EKBIS.CO, JAKARTA -- Pemerintah dinilai perlu bekerja ekstra keras untuk menerbitkan kebijakan atau terobosan inovatif yang mampu mendongkrak kinerja ekspor dan investasi. Kerja keras itu agar dapat mengakselerasi pertumbuhan ekonomi 5,3 persen sesuai target pada 2019.
Lembaga kajian Institute for Development of Economics and Finance (Indef) menyebutkan hal itu tidak lepas dari realisasi pertumbuhan ekonomi, yang hanya 5,07 persen pada kuartal I 2019, atau masih di bawah ekspetasi berbagai kalangan termasuk pemerintah.
Direktur Eksekutif Indef Tauhid Ahmad mengatakan pada paruh pertama tahun ini, sektor-sektor penggerak ekonomi seperti manufaktur dan investasi ternyata bertumbuh tidak sesuai harapan dan gagal mendorong laju perekonomian.
"Maka dengan capaian kuartal I 2019 ini akan semakin sulit untuk pemerintah mencapai sebesar 5,3 persen di tahun ini," ujar dia, Rabu (8/5).
Dari pencapaian kuartal I 2019, Tauhid menilai pertumbuhan di sektor pertanian serta transportasi menjadi biang keladi lambannya pertumbuhan ekonomi. PDB sektor pertanian menurun karena harga komoditas di sektor tersebut juga terkoreksi terutama untuk tanaman pangan.
"Di antara sektor ini tanaman pangan sumbangkan penurunan terbesar meski ada juga di kehutanan dan penebangan kayu, misalnya harga gabah kering panen trennya turun dari Rp 5.400 sampai sekarang Rp 4.400," ujar dia.
Sementara di sektor transportasi, kenaikan tarif angkutan udara menjadi beban utama untuk mengakselerasi pertumbuhan ekonomi. Sejak awal kuartal I 2019, tarif tiket pesawat ekonomi rute domestik sudah bergerak naik secara liar. Hal itu yang menyebabkan permintaan transportasi menurun dan mengganggu kegiatan konsumsi masyarakat.
"Salah satu yang jadi perdebatan ini harga tiket pesawat yang sumbang turunnya jumlah penumpang. Terjadi tren penurunan penumpang yang cukup besar," ujarnya. Dua sektor tersebut, ujar Tauhid, menjadi kontributor signifikan bagi penciptaan Produk Domestik Bruto.

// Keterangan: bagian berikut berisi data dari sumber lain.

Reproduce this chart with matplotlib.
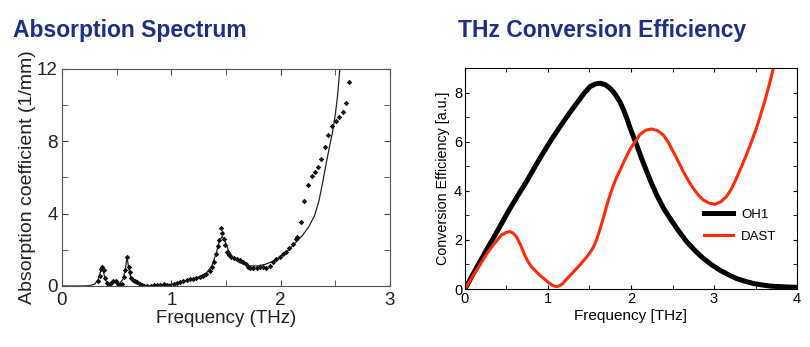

Ekonom Indef Enny Sri Hartati menilai di sisa waktu tahun ini, pemerintah perlu fokus menumbuhkan sektor manufaktur terutama sektor yang dapat menyubstitusi impor. Dia mengkritisi proses penciptaan industri subtitusi impor yang berjalan lamban dan telah memicu laju impor yang signifikan.
Sektor manufaktur, kata Enny, jauh lebih penting, selain upaya-upaya pemerintah menumbuhkan industri 4.0.
"Jangan latah ikut-ikutan 4.0. Potensi kita itu di manufaktur karena kita memiliki kekayaan sumber daya alam yang banyak dan melimpah," ujarnya.
Secara keseluruhan, Indef menilai pemerintah perlu merevisi target pertumbuhan ekonomi dari 5,3 persen. Hal itu, kata Tauhid, lebih baik ketimbang pemerintah memaksakan segala upaya yang dikhawatirkan justru merusak stabilitas.
"Sebenarnya target pemerintah 5,3 persen 2019 perlu dikoreksi, lembaga dunia beberapa hari lalu menyampaikan ada koreksi pertumbuhan ekonomi global karena adanya tekanan dari eksternal yang akan menghampiri kita sehingga beberapa hal jadi tertahan," ujar dia.